## What is asked
Set all the material down again unchanged, without the pictures.

## Supplied material
— begin —
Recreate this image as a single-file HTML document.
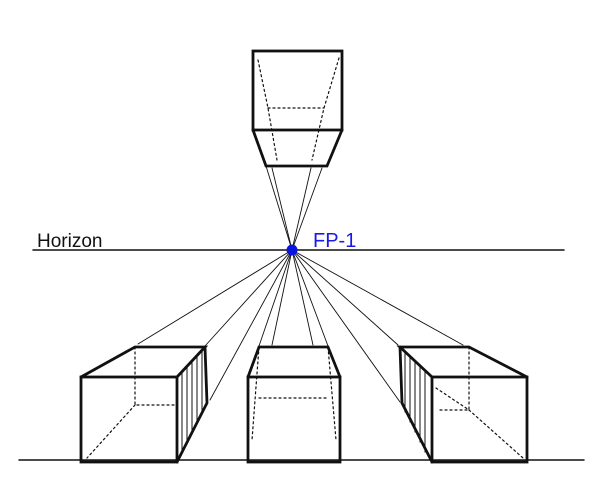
<!DOCTYPE html>
<html><head><style>body{margin:0;background:#fff}svg{display:block}</style></head><body>
<svg width="605" height="500" viewBox="0 0 605 500" xmlns="http://www.w3.org/2000/svg">
<rect width="605" height="500" fill="#fff"/>
<g stroke="#111" fill="none" stroke-linecap="round">
<line x1="33" y1="250" x2="564" y2="250" stroke-width="1.5"/>
<line x1="19" y1="460" x2="584" y2="460" stroke-width="1.5"/>
<g stroke-width="0.9">
<line x1="292" y1="250" x2="266" y2="166"/><line x1="292" y1="250" x2="272" y2="168"/>
<line x1="292" y1="250" x2="311" y2="168"/><line x1="292" y1="250" x2="322" y2="168"/>
<line x1="292" y1="250" x2="138" y2="344"/><line x1="292" y1="250" x2="205" y2="346"/>
<line x1="292" y1="250" x2="210" y2="400"/>
<line x1="292" y1="250" x2="259" y2="346"/><line x1="292" y1="250" x2="272" y2="345"/>
<line x1="292" y1="250" x2="328" y2="346"/><line x1="292" y1="250" x2="313" y2="345"/>
<line x1="292" y1="250" x2="398" y2="345"/><line x1="292" y1="250" x2="463" y2="345"/>
<line x1="292" y1="250" x2="400" y2="402"/>
</g>
<g stroke-width="2.8">
<rect x="253" y="51" width="89" height="79"/>
<polyline points="253,130 266,166 327,166 342,130"/>
</g>
<g stroke-width="1.2" stroke-dasharray="2,3">
<polyline points="258,60 268,108 277,160"/><polyline points="339,58 324,108 312,160"/>
<line x1="268" y1="108" x2="324" y2="108"/>
</g>
<g stroke-width="2.8">
<rect x="81" y="377" width="96" height="85"/>
<polyline points="81,377 135,347 205,347 177,377"/>
<polyline points="205,347 207,403 177,462"/>
</g>
<g stroke-width="1">
<line x1="182" y1="372" x2="182" y2="452"/><line x1="187" y1="366" x2="187" y2="442"/>
<line x1="192" y1="361" x2="192" y2="432"/><line x1="197" y1="355" x2="197" y2="422"/>
<line x1="202" y1="350" x2="202" y2="412"/>
</g>
<g stroke-width="1.2" stroke-dasharray="2,3">
<polyline points="135,347 135,405 177,405"/><line x1="135" y1="405" x2="87" y2="458"/>
</g>
<g stroke-width="2.8">
<rect x="248" y="377" width="92" height="85"/>
<polyline points="248,377 259,347 328,347 340,377"/>
</g>
<g stroke-width="1.2" stroke-dasharray="2,3">
<line x1="259" y1="347" x2="252" y2="440"/><line x1="328" y1="347" x2="336" y2="440"/>
<line x1="259" y1="398" x2="328" y2="398"/>
</g>
<g stroke-width="2.8">
<rect x="432" y="377" width="95" height="85"/>
<polyline points="432,377 400,347 469,347 527,377"/>
<polyline points="400,347 402,403 432,462"/>
</g>
<g stroke-width="1">
<line x1="405" y1="352" x2="405" y2="412"/><line x1="410" y1="357" x2="410" y2="422"/>
<line x1="415" y1="362" x2="415" y2="432"/><line x1="420" y1="366" x2="420" y2="442"/>
<line x1="425" y1="371" x2="425" y2="452"/>
</g>
<g stroke-width="1.2" stroke-dasharray="2,3">
<polyline points="469,347 469,410 437,410"/><line x1="469" y1="410" x2="523" y2="458"/>
<line x1="436" y1="388" x2="469" y2="410"/>
</g>
</g>
<circle cx="292" cy="250" r="5.5" fill="#0a14e0"/>
<text x="37" y="247" font-family="Liberation Sans, sans-serif" font-size="19" fill="#111">Horizon</text>
<text x="313" y="247" font-family="Liberation Sans, sans-serif" font-size="20" fill="#1a1ae8">FP-1</text>
</svg>
</body></html>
— end —
## Correct output
Recreate this image as a single-file HTML document.
<!DOCTYPE html>
<html><head><style>body{margin:0;background:#fff}svg{display:block}</style></head><body>
<svg width="605" height="500" viewBox="0 0 605 500" xmlns="http://www.w3.org/2000/svg">
<rect width="605" height="500" fill="#fff"/>
<g stroke="#111" fill="none" stroke-linecap="round">
<line x1="33" y1="250" x2="564" y2="250" stroke-width="1.5"/>
<line x1="19" y1="460" x2="584" y2="460" stroke-width="1.5"/>
<g stroke-width="0.9">
<line x1="292" y1="250" x2="266" y2="166"/><line x1="292" y1="250" x2="272" y2="168"/>
<line x1="292" y1="250" x2="311" y2="168"/><line x1="292" y1="250" x2="322" y2="168"/>
<line x1="292" y1="250" x2="138" y2="344"/><line x1="292" y1="250" x2="205" y2="346"/>
<line x1="292" y1="250" x2="210" y2="400"/>
<line x1="292" y1="250" x2="259" y2="346"/><line x1="292" y1="250" x2="272" y2="345"/>
<line x1="292" y1="250" x2="328" y2="346"/><line x1="292" y1="250" x2="313" y2="345"/>
<line x1="292" y1="250" x2="398" y2="345"/><line x1="292" y1="250" x2="463" y2="345"/>
<line x1="292" y1="250" x2="400" y2="402"/>
</g>
<g stroke-width="2.8">
<rect x="253" y="51" width="89" height="79"/>
<polyline points="253,130 266,166 327,166 342,130"/>
</g>
<g stroke-width="1.2" stroke-dasharray="2,3">
<polyline points="258,60 268,108 277,160"/><polyline points="339,58 324,108 312,160"/>
<line x1="268" y1="108" x2="324" y2="108"/>
</g>
<g stroke-width="2.8">
<rect x="81" y="377" width="96" height="85"/>
<polyline points="81,377 135,347 205,347 177,377"/>
<polyline points="205,347 207,403 177,462"/>
</g>
<g stroke-width="1">
<line x1="182" y1="372" x2="182" y2="452"/><line x1="187" y1="366" x2="187" y2="442"/>
<line x1="192" y1="361" x2="192" y2="432"/><line x1="197" y1="355" x2="197" y2="422"/>
<line x1="202" y1="350" x2="202" y2="412"/>
</g>
<g stroke-width="1.2" stroke-dasharray="2,3">
<polyline points="135,347 135,405 177,405"/><line x1="135" y1="405" x2="87" y2="458"/>
</g>
<g stroke-width="2.8">
<rect x="248" y="377" width="92" height="85"/>
<polyline points="248,377 259,347 328,347 340,377"/>
</g>
<g stroke-width="1.2" stroke-dasharray="2,3">
<line x1="259" y1="347" x2="252" y2="440"/><line x1="328" y1="347" x2="336" y2="440"/>
<line x1="259" y1="398" x2="328" y2="398"/>
</g>
<g stroke-width="2.8">
<rect x="432" y="377" width="95" height="85"/>
<polyline points="432,377 400,347 469,347 527,377"/>
<polyline points="400,347 402,403 432,462"/>
</g>
<g stroke-width="1">
<line x1="405" y1="352" x2="405" y2="412"/><line x1="410" y1="357" x2="410" y2="422"/>
<line x1="415" y1="362" x2="415" y2="432"/><line x1="420" y1="366" x2="420" y2="442"/>
<line x1="425" y1="371" x2="425" y2="452"/>
</g>
<g stroke-width="1.2" stroke-dasharray="2,3">
<polyline points="469,347 469,410 437,410"/><line x1="469" y1="410" x2="523" y2="458"/>
<line x1="436" y1="388" x2="469" y2="410"/>
</g>
</g>
<circle cx="292" cy="250" r="5.5" fill="#0a14e0"/>
<text x="37" y="247" font-family="Liberation Sans, sans-serif" font-size="19" fill="#111">Horizon</text>
<text x="313" y="247" font-family="Liberation Sans, sans-serif" font-size="20" fill="#1a1ae8">FP-1</text>
</svg>
</body></html>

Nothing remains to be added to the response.